The passengers will get free round-trip tickets to Europe as compensation for the “inconvenience” caused them, the company reported on Monday. The exact terms pertaining to use of these tickets have yet to be clarified.
The flight earlier this month was beset by a series of delays. If, despite them, the pilots had continued on to their planned destination in Tel Aviv, the plane would have landed after Shabbat started. They opted to land instead in Athens, where all the passengers were asked to disembark.
The El Al plane then continued on to Israel, with luggage but no non-crew members on board, and two smaller Israir jets were sent to pick up the non-observant passengers in Athens and fly them to Tel Aviv. The rest of the passengers were flown to Tel Aviv only after Shabbat. Thus all of the passengers were inconvenienced to some degree.
The airline stressed again on Monday that it was not casting blame on anybody – observant or otherwise – for what happened. “El Al does not make distinctions between its customers by community, gender or nationality,” it stated.
El Al is the only airline in the world that grounds its planes for 24 hours a week, on the Sabbath.
Meanwhile, following the debacle, the ultra-Orthodox community has been threatening to boycott the national carrier. Among those issuing the boycott threat was a passenger on the November 16 flight, Sholom Ber Sorotzkin, head of the Ateret Shlomo Yeshiva. In a letter, he gave the company until Sunday night to issue a formal apology and to find a way to make amends to the greater community of Sabbath-observers.
On Monday morning Sorotzkin, an El Al frequent flier, flew to New York – on an El Al plane.
In light of the uproar that has ensued, it's apparent that El Al regrets the decision to allow the plane to Tel Aviv to depart, after delays on the ground in New York.
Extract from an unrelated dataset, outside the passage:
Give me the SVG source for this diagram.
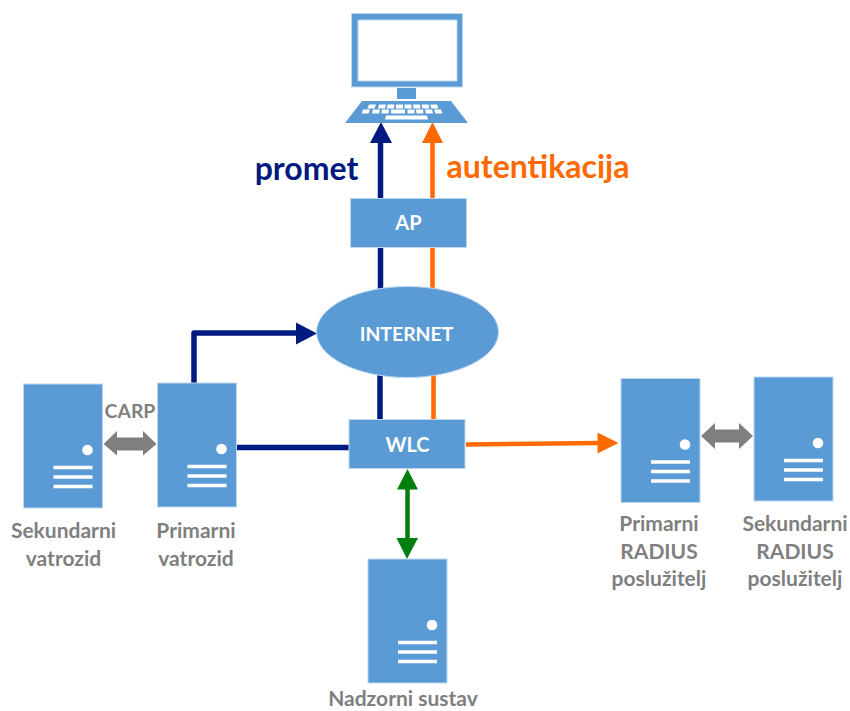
<svg xmlns="http://www.w3.org/2000/svg" xmlns:xlink="http://www.w3.org/1999/xlink" width="850" height="711" viewBox="0 0 850 711">
<style>
text{font-family:Lato,"Open Sans","Liberation Sans",sans-serif;font-weight:700;text-anchor:middle}
.w{fill:#fff;font-size:20px}
.g{fill:#7f7f7f;font-size:21px}
.b{fill:#5b9bd5;stroke:#bdd7ee;stroke-width:1}
.n{fill:none;stroke:#001a80;stroke-width:5.5;stroke-linejoin:round}
.o{fill:none;stroke:#ff6a00;stroke-width:4.5}
</style>
<defs>
<g id="srv">
<rect class="b" x="0" y="0" width="79" height="124"/>
<circle cx="64" cy="66" r="5.3" fill="#fff"/>
<path d="M30 83.5H69M30 93H69M30 102.5H69" stroke="#fff" stroke-width="3.5" fill="none"/>
</g>
</defs>
<g id="connectors">
<path class="n" d="M380.500 200V140"/>
<path fill="#001a80" d="M381 122L370 143H392Z"/>
<path class="o" d="M432.500 200V140"/>
<path fill="#ff6a00" d="M432.500 122L422 143H443Z"/>
<path class="n" d="M380.500 247V295"/>
<path class="o" d="M432.500 247V295"/>
<path class="n" d="M380 375V420"/>
<path class="o" d="M433.500 375V420"/>
<path class="n" d="M194 384V333H300"/>
<path fill="#001a80" d="M317 333.500L296 322.500V344.500Z"/>
<path class="n" d="M236 447.500H349"/>
<path class="o" d="M466 444.500L600 443"/>
<path fill="#ff6a00" d="M618.500 443L597.500 432.500V453.500Z"/>
<path fill="none" stroke="#007f0e" stroke-width="4.500" d="M407.500 485V545"/>
<path fill="#007f0e" d="M407.500 469L397 489.500H418Z"/>
<path fill="#007f0e" d="M407 559L396.500 538H418Z"/>
<path fill="#7f7f7f" d="M103.500 444L117 431V437.500H143V431L156.500 444L143 455.500V450.500H117V455.500Z"/>
<path fill="#7f7f7f" d="M701 436L715 423V429.500H739V423L753 436L739 449V442.500H715V449Z"/>
</g>
<g id="pc">
<path fill-rule="evenodd" fill="#5b9bd5" stroke="#bdd7ee" d="M351.500 13.500H462.500V87H351.500ZM358 20V81H457V20Z"/>
<rect x="397" y="88" width="19" height="11" fill="#5b9bd5"/>
<path fill="#5b9bd5" d="M362 101H451L468 123H345Z"/>
<path fill="#fff" d="M369 104.500h7l-1.500 4h-7zM379 104.500h7l-1 4h-7zM387.500 104.500h7l-.5 4h-7zM396 104.500h7v4h-7zM404.500 104.500h7v4h-7zM413 104.500h7l.5 4h-7zM421.500 104.500h7l1 4h-7zM430 104.500h7l1.500 4h-7zM363 109.500h7l-1.500 4h-7zM373 109.500h7l-1 4h-7zM382 109.500h7l-.5 4h-7zM391 109.500h7v4h-7zM398 109.500h7v4h-7zM407.500 109.500h7v4h-7zM416 109.500h7l.5 4h-7zM425 109.500h7l1 4h-7zM434 109.500h7l1.500 4h-7zM386 115.500h41l1 4h-43z"/>
</g>
<g id="ap"><rect class="b" x="350.500" y="198.500" width="116" height="49"/><text class="w" x="408.500" y="230">AP</text></g>
<g id="internet"><ellipse class="b" cx="407.500" cy="332" rx="91" ry="45.500"/><text class="w" x="406.500" y="341" style="font-size:19.400px">INTERNET</text></g>
<g id="wlc"><rect class="b" x="349" y="419.500" width="116" height="49"/><text class="w" x="407.500" y="452">WLC</text></g>
<g id="sec-fw"><use xlink:href="#srv" x="23.500" y="384"/><text class="g" x="63.500" y="538">Sekundarni</text><text class="g" x="63.500" y="566">vatrozid</text></g>
<g id="pri-fw"><use xlink:href="#srv" x="157.500" y="383"/><text class="g" x="196" y="538">Primarni</text><text class="g" x="196" y="566">vatrozid</text></g>
<g id="pri-radius"><use xlink:href="#srv" x="621" y="378.500"/><text class="g" x="659" y="531">Primarni</text><text class="g" x="659" y="558.500">RADIUS</text><text class="g" x="659" y="586">poslužitelj</text></g>
<g id="sec-radius"><use xlink:href="#srv" x="754" y="377"/><text class="g" x="795" y="531">Sekundarni</text><text class="g" x="795" y="558.500">RADIUS</text><text class="g" x="795" y="586">poslužitelj</text></g>
<g id="nadzorni"><use xlink:href="#srv" x="368" y="559"/><text class="g" x="403" y="706">Nadzorni sustav</text></g>
<text class="g" x="130" y="418" style="font-size:19.400px">CARP</text>
<text x="306.500" y="180" fill="#001a80" font-size="32">promet</text>
<text x="538" y="178" fill="#ff6a00" font-size="32">autentikacija</text>
</svg>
The alternative would have been to delay the flight until after the Sabbath and to accommodate all the passengers in hotels.
In late 2006 the airline was boycotted by the ultra-Orthodox community, which cost the company about a million shekels a day, according to industry observers.
El Al can ill afford to alienate this community, or any other potential passengers. Just last month the company signed a new employment agreement with its air crews, jacking up annual wage costs to about 635 million shekels (about $170.3 million) a year, an increase of 82 million shekels compared with 2018. This comes at a time when the airlines' share of passenger traffic has been diminishing, despite the uptick in tourism to Israel and Israeli travel abroad.
Moreover, El Al is now heavily leveraged after purchasing seven Dreamliner jets at a cost of $1.2 billion, in addition to paying leasing fees totaling $922 million for nine Dreamliners.
Estimates are that the ultra-Orthodox community constitutes 20 percent of all passengers on the Tel Aviv-New York line, El Al's most profitable, and the carrier can ill afford to lose such a substantial a chunk of its customers.
The rub is that to get returns on its massive investment, El Al would have to operate its planes all the time – which is how low-cost companies operate. By comparison, EasyJet planes aren’t supposed to have more than 25 minutes' turnaround time on the ground.
It bears mention the ultra-Orthodox have ignored the fact that El Al’s subsidiary, Sun D’or, flies on Shabbat.
In his letter to the company, Sorotzkin had written that if his conditions were not met, he and the entire ultra-Orthodox community would be forced to change their allegiance to an airline that “does not come between a man and his devotion, does not ridicule the value and the holiness of the nation of God, its institutions or its principles.”